Una vez muerto, cuando la hija revela la aciaga historia de sufrimiento y resignación con que cargó su padre, irrumpe en la subjetiva del joven doctor, como primer signo de la posterior anagnórisis (que lo decide por la entrega a los necesitados), el rostro agonizante de Rokusuke. Es redimensionado visualmente por un primer plano al cual la fotografía y la iluminación, donde luz y sombra contrastan violentamente, le confieren una gran fuerza expresionista, radiante de piedad y quizás de reprensión a Noburo por su ligereza egoísta ante el dolor de un desconocido.
El casi fugaz plano deviene registro de la definitiva y liberadora pasión de quien ha vivido una existencia en perenne viacrucis.
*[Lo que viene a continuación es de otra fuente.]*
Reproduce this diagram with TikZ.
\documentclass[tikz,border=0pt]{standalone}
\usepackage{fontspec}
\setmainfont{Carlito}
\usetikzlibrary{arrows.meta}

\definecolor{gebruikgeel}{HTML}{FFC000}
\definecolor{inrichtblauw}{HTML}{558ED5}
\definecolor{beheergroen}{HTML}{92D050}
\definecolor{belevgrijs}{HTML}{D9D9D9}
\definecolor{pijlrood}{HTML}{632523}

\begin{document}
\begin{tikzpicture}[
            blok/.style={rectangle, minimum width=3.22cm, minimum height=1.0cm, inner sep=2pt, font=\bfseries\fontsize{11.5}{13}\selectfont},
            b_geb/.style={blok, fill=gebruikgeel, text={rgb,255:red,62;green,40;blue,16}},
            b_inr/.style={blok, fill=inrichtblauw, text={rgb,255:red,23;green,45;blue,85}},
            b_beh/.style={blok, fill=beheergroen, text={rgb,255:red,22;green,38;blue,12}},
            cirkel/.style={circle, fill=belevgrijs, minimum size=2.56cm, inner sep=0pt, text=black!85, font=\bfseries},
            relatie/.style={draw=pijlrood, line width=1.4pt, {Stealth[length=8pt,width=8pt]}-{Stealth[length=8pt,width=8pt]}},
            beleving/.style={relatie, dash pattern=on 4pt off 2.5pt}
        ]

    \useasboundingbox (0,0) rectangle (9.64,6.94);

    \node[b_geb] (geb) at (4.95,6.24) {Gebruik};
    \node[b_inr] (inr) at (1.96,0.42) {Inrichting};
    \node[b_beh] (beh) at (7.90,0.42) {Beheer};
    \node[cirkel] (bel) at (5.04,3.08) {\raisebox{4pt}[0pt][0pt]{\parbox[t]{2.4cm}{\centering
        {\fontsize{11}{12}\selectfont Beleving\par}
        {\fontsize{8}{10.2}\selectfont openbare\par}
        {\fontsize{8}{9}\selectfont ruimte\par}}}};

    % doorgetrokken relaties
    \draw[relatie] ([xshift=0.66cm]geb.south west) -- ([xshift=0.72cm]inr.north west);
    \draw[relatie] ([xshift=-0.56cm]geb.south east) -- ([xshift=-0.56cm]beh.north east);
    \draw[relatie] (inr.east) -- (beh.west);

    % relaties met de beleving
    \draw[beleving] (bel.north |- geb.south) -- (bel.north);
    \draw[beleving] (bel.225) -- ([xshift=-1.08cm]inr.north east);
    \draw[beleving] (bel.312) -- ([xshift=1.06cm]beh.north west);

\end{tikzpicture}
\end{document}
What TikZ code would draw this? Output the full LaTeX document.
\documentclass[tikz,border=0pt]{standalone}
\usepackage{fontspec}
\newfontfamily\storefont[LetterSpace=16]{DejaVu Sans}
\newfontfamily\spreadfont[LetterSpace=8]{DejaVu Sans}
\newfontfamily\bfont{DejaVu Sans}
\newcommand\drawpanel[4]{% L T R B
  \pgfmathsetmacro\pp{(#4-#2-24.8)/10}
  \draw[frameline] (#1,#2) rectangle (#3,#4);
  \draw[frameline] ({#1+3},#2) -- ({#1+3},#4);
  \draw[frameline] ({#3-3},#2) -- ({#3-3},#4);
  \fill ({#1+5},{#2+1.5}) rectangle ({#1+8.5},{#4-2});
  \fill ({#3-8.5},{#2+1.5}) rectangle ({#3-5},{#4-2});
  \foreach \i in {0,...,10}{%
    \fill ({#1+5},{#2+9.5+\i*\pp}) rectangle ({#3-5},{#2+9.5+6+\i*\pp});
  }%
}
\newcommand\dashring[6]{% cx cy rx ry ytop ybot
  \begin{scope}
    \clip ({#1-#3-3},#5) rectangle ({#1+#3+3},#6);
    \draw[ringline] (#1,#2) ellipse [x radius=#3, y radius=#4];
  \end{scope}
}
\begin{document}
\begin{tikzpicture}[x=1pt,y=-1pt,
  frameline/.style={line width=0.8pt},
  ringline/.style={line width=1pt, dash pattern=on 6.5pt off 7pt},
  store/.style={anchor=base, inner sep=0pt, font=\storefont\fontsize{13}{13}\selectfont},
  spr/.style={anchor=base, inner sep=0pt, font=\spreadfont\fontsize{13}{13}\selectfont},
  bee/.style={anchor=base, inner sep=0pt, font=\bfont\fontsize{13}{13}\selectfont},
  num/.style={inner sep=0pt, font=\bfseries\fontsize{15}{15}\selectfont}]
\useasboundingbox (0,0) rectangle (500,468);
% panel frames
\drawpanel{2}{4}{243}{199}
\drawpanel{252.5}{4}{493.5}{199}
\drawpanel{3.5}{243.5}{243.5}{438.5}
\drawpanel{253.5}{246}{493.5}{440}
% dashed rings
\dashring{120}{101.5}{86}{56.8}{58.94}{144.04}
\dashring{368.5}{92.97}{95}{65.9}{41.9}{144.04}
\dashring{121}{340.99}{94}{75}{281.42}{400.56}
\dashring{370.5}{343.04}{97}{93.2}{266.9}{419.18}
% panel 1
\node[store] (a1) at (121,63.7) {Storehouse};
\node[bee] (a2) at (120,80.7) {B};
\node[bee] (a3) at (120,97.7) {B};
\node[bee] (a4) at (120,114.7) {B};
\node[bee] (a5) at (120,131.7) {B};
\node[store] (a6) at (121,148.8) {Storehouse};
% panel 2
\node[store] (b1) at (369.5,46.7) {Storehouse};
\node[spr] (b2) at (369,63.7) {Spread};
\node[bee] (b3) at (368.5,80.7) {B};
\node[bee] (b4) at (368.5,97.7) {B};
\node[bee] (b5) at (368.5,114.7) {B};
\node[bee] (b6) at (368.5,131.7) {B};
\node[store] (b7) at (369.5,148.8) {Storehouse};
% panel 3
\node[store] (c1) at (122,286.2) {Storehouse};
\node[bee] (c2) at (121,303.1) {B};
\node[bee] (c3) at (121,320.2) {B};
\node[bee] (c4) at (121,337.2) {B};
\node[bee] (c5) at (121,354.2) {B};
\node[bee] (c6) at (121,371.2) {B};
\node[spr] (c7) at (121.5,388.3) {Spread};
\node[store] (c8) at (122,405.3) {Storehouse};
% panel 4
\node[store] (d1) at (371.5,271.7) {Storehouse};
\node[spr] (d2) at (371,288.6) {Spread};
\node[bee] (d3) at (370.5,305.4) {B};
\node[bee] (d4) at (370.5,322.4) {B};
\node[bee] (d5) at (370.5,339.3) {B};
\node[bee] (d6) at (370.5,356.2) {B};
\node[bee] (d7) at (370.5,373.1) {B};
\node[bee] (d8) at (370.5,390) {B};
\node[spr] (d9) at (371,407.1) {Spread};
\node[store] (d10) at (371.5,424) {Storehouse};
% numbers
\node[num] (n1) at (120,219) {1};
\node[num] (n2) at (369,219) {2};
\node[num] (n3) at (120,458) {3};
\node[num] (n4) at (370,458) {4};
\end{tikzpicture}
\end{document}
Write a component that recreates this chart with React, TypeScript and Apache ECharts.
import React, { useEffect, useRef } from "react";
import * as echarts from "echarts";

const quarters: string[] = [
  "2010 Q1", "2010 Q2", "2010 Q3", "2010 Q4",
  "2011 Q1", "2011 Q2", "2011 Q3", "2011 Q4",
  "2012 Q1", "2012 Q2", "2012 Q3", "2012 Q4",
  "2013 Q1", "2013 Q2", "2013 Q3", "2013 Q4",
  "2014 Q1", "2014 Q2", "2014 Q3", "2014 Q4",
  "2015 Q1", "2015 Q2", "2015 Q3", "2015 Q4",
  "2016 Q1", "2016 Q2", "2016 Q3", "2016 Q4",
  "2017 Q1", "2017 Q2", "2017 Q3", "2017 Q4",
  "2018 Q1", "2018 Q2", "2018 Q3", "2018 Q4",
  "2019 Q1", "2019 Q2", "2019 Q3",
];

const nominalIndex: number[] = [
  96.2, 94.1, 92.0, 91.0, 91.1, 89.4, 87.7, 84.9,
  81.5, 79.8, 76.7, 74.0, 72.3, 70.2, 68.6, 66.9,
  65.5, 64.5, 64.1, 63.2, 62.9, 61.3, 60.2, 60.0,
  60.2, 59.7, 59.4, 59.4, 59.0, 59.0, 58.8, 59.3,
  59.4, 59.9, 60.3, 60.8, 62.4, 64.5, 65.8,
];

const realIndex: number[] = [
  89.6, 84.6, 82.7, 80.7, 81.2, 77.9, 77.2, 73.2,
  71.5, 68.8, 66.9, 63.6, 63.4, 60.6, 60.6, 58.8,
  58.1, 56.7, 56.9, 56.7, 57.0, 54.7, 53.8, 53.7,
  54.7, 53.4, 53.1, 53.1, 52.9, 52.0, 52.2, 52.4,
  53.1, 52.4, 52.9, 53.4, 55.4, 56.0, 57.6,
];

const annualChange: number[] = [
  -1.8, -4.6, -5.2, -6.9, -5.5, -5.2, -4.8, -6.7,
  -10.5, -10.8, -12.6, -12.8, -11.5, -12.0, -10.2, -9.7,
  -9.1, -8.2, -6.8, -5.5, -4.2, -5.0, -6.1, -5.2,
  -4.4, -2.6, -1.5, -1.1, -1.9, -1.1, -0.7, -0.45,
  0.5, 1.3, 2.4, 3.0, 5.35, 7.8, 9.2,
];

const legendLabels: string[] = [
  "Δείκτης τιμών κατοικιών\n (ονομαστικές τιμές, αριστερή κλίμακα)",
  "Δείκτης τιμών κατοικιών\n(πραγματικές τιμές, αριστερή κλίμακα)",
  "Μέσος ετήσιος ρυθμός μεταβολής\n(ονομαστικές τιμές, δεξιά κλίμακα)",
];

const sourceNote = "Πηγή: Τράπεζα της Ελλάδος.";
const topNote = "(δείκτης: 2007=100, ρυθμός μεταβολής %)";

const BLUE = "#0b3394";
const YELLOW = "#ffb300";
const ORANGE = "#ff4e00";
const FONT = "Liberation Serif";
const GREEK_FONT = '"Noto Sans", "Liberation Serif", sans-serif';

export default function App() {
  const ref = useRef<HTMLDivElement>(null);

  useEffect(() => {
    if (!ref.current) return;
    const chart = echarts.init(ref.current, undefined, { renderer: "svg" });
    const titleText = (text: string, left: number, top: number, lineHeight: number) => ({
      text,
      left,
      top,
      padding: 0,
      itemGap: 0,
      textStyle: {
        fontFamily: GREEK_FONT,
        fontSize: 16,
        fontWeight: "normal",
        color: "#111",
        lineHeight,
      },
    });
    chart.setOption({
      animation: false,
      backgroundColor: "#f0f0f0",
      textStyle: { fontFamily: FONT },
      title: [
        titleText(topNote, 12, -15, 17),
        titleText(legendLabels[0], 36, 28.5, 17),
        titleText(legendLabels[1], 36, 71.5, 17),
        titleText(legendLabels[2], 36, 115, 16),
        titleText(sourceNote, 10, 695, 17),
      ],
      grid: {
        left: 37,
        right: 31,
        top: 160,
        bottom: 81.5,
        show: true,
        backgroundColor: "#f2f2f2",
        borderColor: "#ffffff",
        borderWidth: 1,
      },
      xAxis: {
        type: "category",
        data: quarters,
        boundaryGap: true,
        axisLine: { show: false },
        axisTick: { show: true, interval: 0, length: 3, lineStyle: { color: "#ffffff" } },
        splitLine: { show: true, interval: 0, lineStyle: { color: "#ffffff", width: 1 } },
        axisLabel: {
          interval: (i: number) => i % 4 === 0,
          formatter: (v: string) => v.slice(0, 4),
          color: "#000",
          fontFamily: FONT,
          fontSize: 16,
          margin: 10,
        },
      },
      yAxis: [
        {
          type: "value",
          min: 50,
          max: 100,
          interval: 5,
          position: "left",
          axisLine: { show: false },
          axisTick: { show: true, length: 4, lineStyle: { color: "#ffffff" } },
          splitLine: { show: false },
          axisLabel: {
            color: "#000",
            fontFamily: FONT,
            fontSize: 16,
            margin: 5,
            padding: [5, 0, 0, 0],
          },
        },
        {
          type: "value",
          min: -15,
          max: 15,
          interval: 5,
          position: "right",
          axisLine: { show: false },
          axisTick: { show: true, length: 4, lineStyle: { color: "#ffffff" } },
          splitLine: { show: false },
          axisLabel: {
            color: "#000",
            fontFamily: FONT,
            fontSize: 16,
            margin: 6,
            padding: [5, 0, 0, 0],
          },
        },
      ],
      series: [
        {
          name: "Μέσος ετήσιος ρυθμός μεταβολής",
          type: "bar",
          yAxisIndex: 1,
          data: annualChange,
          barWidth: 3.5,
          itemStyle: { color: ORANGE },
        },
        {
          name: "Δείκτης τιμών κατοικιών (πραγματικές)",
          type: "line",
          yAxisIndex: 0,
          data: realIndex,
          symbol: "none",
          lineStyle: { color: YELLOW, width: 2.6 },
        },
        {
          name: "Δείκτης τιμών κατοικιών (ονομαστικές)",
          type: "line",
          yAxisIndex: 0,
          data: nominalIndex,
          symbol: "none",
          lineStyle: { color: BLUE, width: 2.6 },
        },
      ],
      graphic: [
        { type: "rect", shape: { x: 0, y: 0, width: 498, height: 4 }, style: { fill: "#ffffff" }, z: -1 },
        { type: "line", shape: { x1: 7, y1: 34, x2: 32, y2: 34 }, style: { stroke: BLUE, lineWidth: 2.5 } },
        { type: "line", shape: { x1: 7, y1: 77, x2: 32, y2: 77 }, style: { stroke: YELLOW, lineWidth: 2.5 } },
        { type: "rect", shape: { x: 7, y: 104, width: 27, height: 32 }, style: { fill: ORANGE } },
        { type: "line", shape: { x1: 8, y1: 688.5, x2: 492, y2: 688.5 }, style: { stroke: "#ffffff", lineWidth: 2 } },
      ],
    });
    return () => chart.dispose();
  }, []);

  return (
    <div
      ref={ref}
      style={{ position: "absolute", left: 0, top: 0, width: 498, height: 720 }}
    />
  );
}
Se revela aquí, con toda su fuerza, la sensible capacidad de Kurosawa (acorde su vocación humanista) para desarrollar la épica del ser “llano”, capaz de lidiar con toda las desgracias del mundo, de expiar los pecados de la humanidad desde el perdón al prójimo y el sacrificio en su nombre.
La muerte será igualmente liberadora para el personaje de Sahachi, abrumado de culpa, y para la desesperada familia del pequeño Chobo, quienes hallan en el suicidio colectivo la única solución a su miseria. Con el niño se retoma, hacia el final de la cinta, el minucioso registro de la agonía humana, del estertor, acentuado todo por la extrema juventud del enfermo. Con Rokusuke y Chobo, Kurosawa traza así un segundo eje semiótico, más poético, simbólico y hasta fantasmagórico, que interseca la más “realista” y didáctica interacción (integración) de Barbarroja y Noburo.
Muchas de las más espectaculares obras de Kurosawa siguen la sumersión de sus protagonistas en el oprobio, en el campo de ortigas que han cultivado donde la integridad se hace girones, de en pos de la ambición, mas Akahige devela un optimista sendero de ascensión y mejoramiento humano.